We've seen the American people rise to the call of service time and again in times of national tragedy -- witness the outpouring of money and volunteerism in the wake of disasters like Hurricane Katrina or the 9/11 attacks. After 9/11, Americans showed they were eager to work for the common good, to be called to that higher purpose. It was the best of times amidst the worst of times.

And people's willingness to be "the answer" has been on display again in the torrent of volunteers stepping forward in response to the Southern California fires.

"I'm not super-heroic," volunteer Paul Prunty told the Los Angeles Times. "But I know it's not up to anybody else to make the world a better place; it's up to me." "We are them," a Red Cross volunteer said of the fire's victims. "And they are us."

So Obama doesn't need to convince the American people of the value of service; his challenge is finding a way to direct that national impulse into an ongoing effort to deal with the dark days that unquestionably lie ahead.

This will take more than soaring rhetoric and online calls to action. Every president pays lip service to service. Even President Bush, in the immediate aftermath of 9/11, declared: "We have much to do, and much to ask of the American people." A month later he echoed the theme, saying simply: "America is sacrifice." Of course, the sum total of that sacrifice turned out to be shopping, going to Disney World, and offering tax cuts to the wealthiest Americans.

Obama must turn his words into action and follow through on his promise to emulate FDR's Civilian Conservation Corps, JFK's Peace Corps, and LBJ's VISTA.

The president-elect plainly has the right vision for the role that service can -- and must -- play in addressing the urgent needs our country faces. Especially among the nation's young people who were so galvanized by his campaign, but who will now find it increasingly hard to get a job or to be able to afford to stay in school.

There are, of course, some on the political fringes already mounting their pushback, as Rep. Paul Broun of Georgia did, comparing Obama's call for national service to "what Hitler did in Nazi Germany" and "what the Soviet Union did." Jonah Goldberg likened it to "slavery" (of course, Goldberg's latest advice on dealing with the financial meltdown is for Obama to do nothing).

Perhaps one good thing that will come out of the hard times will be a collective willingness to ignore such bleating -- and to do what so clearly needs to be done to ameliorate the human suffering those hard times have brought.

A crisis is a terrible thing to waste.

And the consequences of the crisis are not just economic -- they're also psychological. In a recent column, David Brooks paints a gloomy picture of the coming psychic toll he predicts will envelop what he calls the "formerly middle class." It's a toll that would be greatly lessened if those heading for "a perilous psychological spiral" would look outside themselves and, at the same time they are trying to improve their diminished circumstances, find ways to serve others even less fortunate -- bringing both perspective and meaning to their lives.
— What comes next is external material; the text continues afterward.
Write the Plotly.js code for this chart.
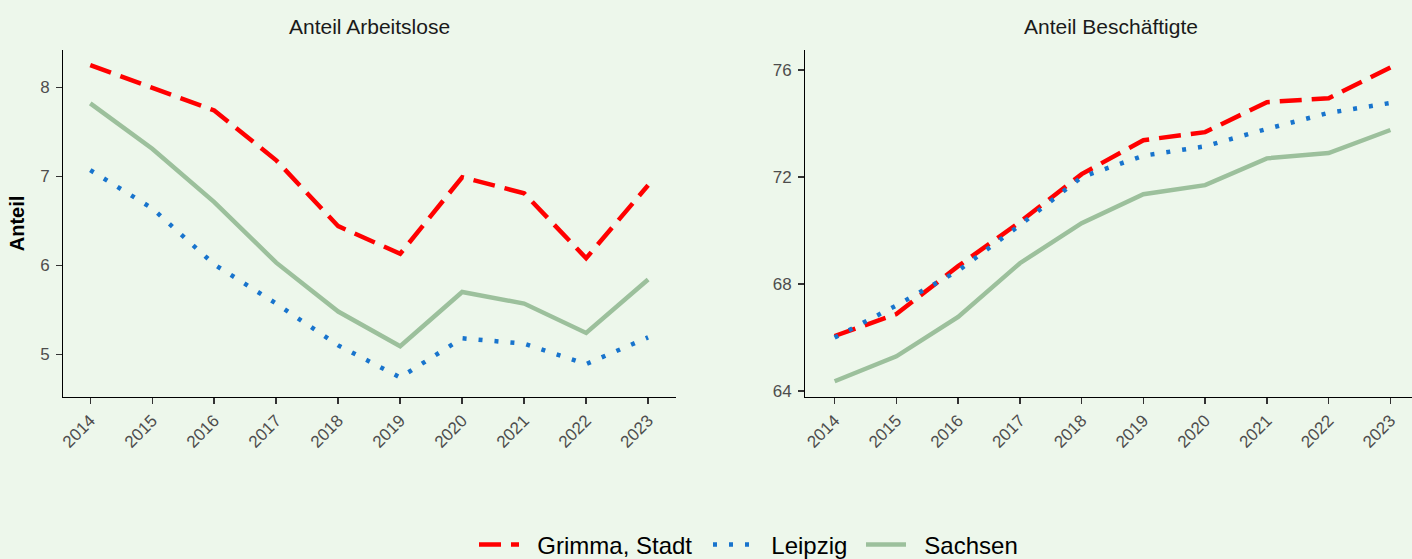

"The ultimate measure of a man or woman," said Martin Luther King, "is not where he stands in moments of comfort and convenience, but where he stands at times of challenge and controversy."

By reminding us that "our destiny as Americans is tied up with one another," Obama has the chance to do more than put out the economic fires burning all around us. He has the chance to help reconnect us to the ideals of America's founding.

From the beginning, America has been dedicated to "Life, Liberty, and the pursuit of Happiness." But, for our founders, the happiness that was to be pursued was not the buzz of a shopping-spree high. It was the happiness of the Book of Proverbs: "Happy is he that has mercy on the poor." It was the happiness that comes from feeling good by doing good.

If Obama can inspire us to include service to others on our to-do list and, in the process, redefine the way Americans view the pursuit of happiness, his will truly be a transformational presidency.